ABSTRACT
Otto Kernberg reaffirms the central motivational role of affects in his object relations theory by incorporating the seminal work of Jaak Panksepp’s affective neuroscience. At the same time, he retains a dual drive model that posits libido and aggression as both a supraordinate level of development and etiologic of all unconscious conflict. The neuroscience he relies upon suggests alternative perspectives. Kernberg’s dynamic unconscious postulates the essential role of declarative memory regarding the neurotic use of repression and the more primitive dissociative defenses in sicker patients. This view is compared to that of Mucci, who sees dissociation as procedural memory. I suggest a broader conceptualization of the dynamic unconscious that takes into account, as Kernberg states, its infantile origins and incorporates the nonverbal symbolic realm of experience.
Disclosure statement
No potential conflict of interest was reported by the author(s).
Notes
1 Karl Friston’s work on free energy and entropy has catalyzed interesting integrative efforts within psychoanalysis that draws renewed attention to the death drive (Rabeyron, Citation2021) and Lacanian perspectives on drive and jouissance (Dall’Aglio, Citation2021).

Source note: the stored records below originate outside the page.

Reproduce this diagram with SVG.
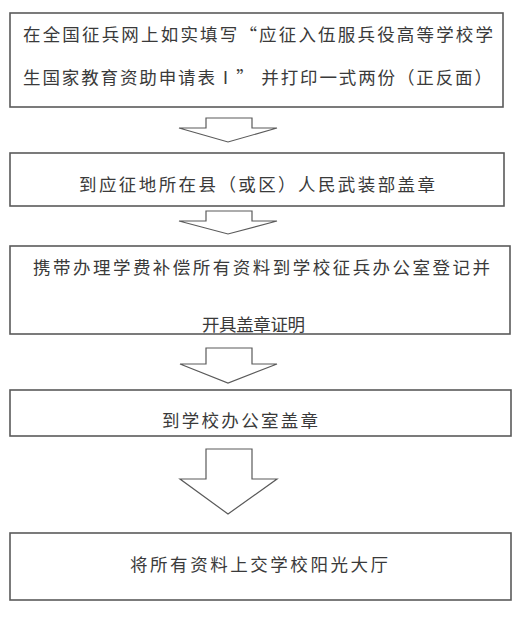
<svg xmlns="http://www.w3.org/2000/svg" width="525" height="617" viewBox="0 0 525 617">
<style>
.box{fill:#fff;stroke:#5a5a5a;stroke-width:1.6}
.arr{fill:#fff;stroke:#5a5a5a;stroke-width:1.2;stroke-linejoin:miter}
.t{font-family:"Noto Sans CJK SC","Noto Sans",sans-serif;font-size:17.5px;fill:#3a3a3a}
</style>
<rect width="525" height="617" fill="#fff"/>
<g id="connectors">
<path class="arr" d="M206,118 H252 V128 H277 L228,142 L179,128 H206 Z"/>
<path class="arr" d="M206,211 H252 V221 H277 L228,234 L179,221 H206 Z"/>
<path class="arr" d="M206,348 H252 V364 H277 L228,383 L180,364 H206 Z"/>
<path class="arr" d="M206,449 H252 V479 H277 L228,514 L180,479 H206 Z"/>
</g>
<g id="node1">
<rect class="box" x="10" y="13" width="493" height="94"/>
<text class="t" x="23" y="41" textLength="470" lengthAdjust="spacing">在全国征兵网上如实填写“应征入伍服兵役高等学校学</text>
<text class="t" x="23" y="84" textLength="469" lengthAdjust="spacing">生国家教育资助申请表Ⅰ” 并打印一式两份（正反面）</text>
</g>
<g id="node2">
<rect class="box" x="10" y="153" width="494" height="53"/>
<text class="t" x="79" y="191" textLength="356" lengthAdjust="spacing">到应征地所在县（或区）人民武装部盖章</text>
</g>
<g id="node3">
<rect class="box" x="10" y="246" width="500" height="88"/>
<text class="t" x="33" y="274" textLength="457" lengthAdjust="spacing">携带办理学费补偿所有资料到学校征兵办公室登记并</text>
<text class="t" x="202" y="331" textLength="103" lengthAdjust="spacing">开具盖章证明</text>
</g>
<g id="node4">
<rect class="box" x="10" y="390" width="501" height="46"/>
<text class="t" x="162" y="427" textLength="156" lengthAdjust="spacing">到学校办公室盖章</text>
</g>
<g id="node5">
<rect class="box" x="10" y="533" width="501" height="67"/>
<text class="t" x="130" y="571" textLength="258" lengthAdjust="spacing">将所有资料上交学校阳光大厅</text>
</g>
</svg>
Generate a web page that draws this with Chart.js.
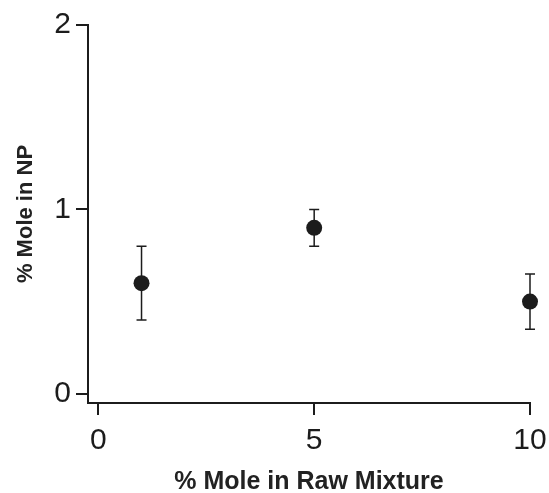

2 Solms distinguishes non-declarative emotional memory from procedural memory where the latter applies to motor tasks. Most analysts have not made this distinction (Clyman, Citation1991).
3 It is unclear to me why Kernberg uses dissociation – a term often used by relational analysts and traumatologists – rather than splitting.
4 Boag (Citation2020), suggests that Solms’ distinction between repression and all other defenses seems parallel to Freud’s primal repression and repression proper.